Saturday, April 17, 2010

And there were ballot boxes - Power of Royalties

Alberta experienced a power struggle between the petroleum industry producing Alberta petroleum and the Government of Alberta otherwise known as the People of Alberta.

Royalties were raised and then royalties were lowered. The adversarial approach at play included threats and actions of economic punishment of Albertans and petroleum companies.

Albertans were punished by falling production mixed with falling gas prices and therefore falling net royalty revenues to their government and and a lowering of the overall return to the resource owners.

Petroleum companies were punished by threats of reduced net return per unit of production – barrels of oil or cubic feet of gas - as more of the final price received was supposed to go to Albertans.

Some argue that the final result of all this was reduced employment, fewer Alberta taxpayers, lower royalty income, lower producer profits, lower producer investment, increased production from competing petroleum producing jurisdictions, in other words, not one positive outcome.

I must say that none of these perceptions is as clear cut as the adversaries expressed them or as I have presented them.

However, aside from those arguments, do near-zero or even negative royalties, should they ever come to pass, be good for the petroleum industry?

As it stands, the petroleum industry clearly demonstrated dominating economic power turned into dominating political power.

At the same time, Albertans have committed their Government to providing some minimum level of service to serve the common good. Reduced royalties rolled into general government revenue threaten to reduce the resources available to provide those services. Yet all these services provide infrastructural support to Albertans as they strive to achieve their quality of life expectations and are the single most important purpose of government, with the need remaining pretty much constant over time on a per person basis.

Assuming Albertans want any government at all, Albertans then have four choices.

They can reduce their expectations of what a minimum level of service should be and what that service mix should be – hospital beds per person, lane kilometres of road per person, police and fire officers per thousands of citizens and so on. Should there be hospital beds or schools, police or highways?

Albertans can sell off other assets to earn revenue to make up what's needed – highways sold and leased back, parks sold to residential and vacation property developers and so on.

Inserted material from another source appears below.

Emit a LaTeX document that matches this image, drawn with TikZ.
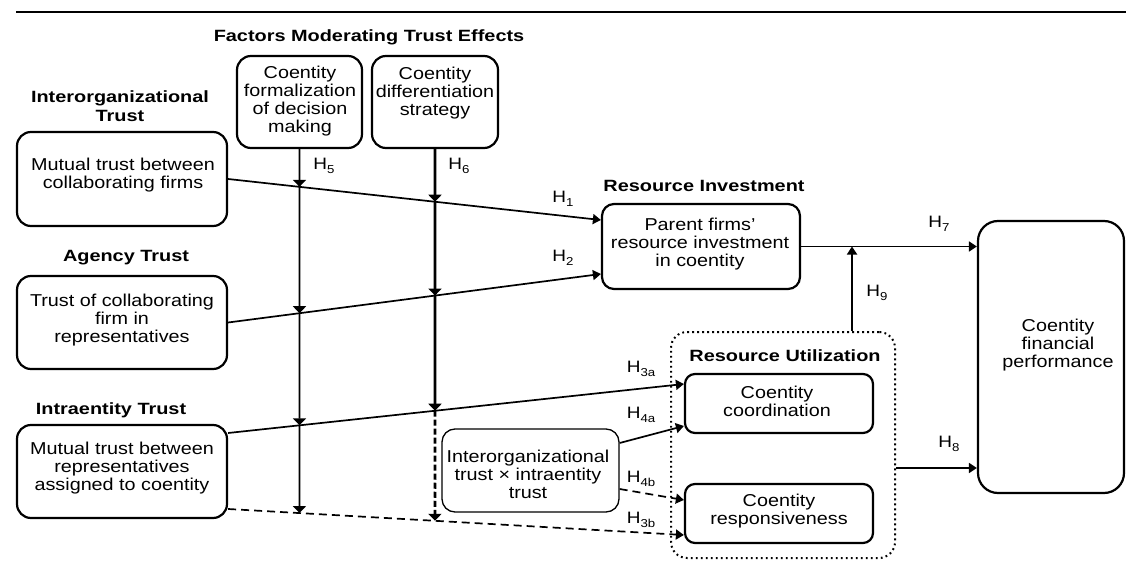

Albertans can borrow money and hope to grow out of the deficit and debt financing required to pay for current expenses.

Albertans can raise personal and corporate income taxes.

Albertans have already lived through the first option. Albertans are toying with aspects of the second option.

Albertans have lived through the third option and are again using that option via provincial bonds after swearing off of deficit and debt financing as a viable or sustainable alternative to government financing.

The fourth option is a game changer. What if Albertans got used to paying for the minimum level of government services through personal and corporate income taxes?

The budget could be balanced with taxes. Funding for schools, roads, hospitals, emergency services, police and so on would be stabilized. Services and infrastructure would experience greatly reduced feast or famine financing which usually means human services going through famine (low service levels) when the economy is down and the need is greatest and feast (high service levels) when the economy is heated up and the costs are highest.

The government and people of Alberta would then not be as dependent on the petroleum industry for maintaining level of service and would not be captive of that industry's need for short-term quarterly profits.

As it stands now, about one in seven Albertans is directly employed in energy production while seven in seven Albertans have their level of government services expanded or reduced by that industry's commercial success alone.

It is high time the People of Alberta studied their options and stood up for themselves as independent and self-sufficient citizens. Paradoxically, near-zero royalties must accelerate that process, thereby reducing the economic and political power of the petroleum industry in Alberta. As Albertans become less dependent on the petroleum industry for their well-being, the industry will have ever-less ability to bring government to heel to do its bidding.

What might happen to royalties and costs of services to that industry then?

As the title to this series suggests, all this was done in what must be a democratic society because it happened in the presence of ballot boxes.

Future blog postings in this series will deal with some of these options and other issues of democracy in action.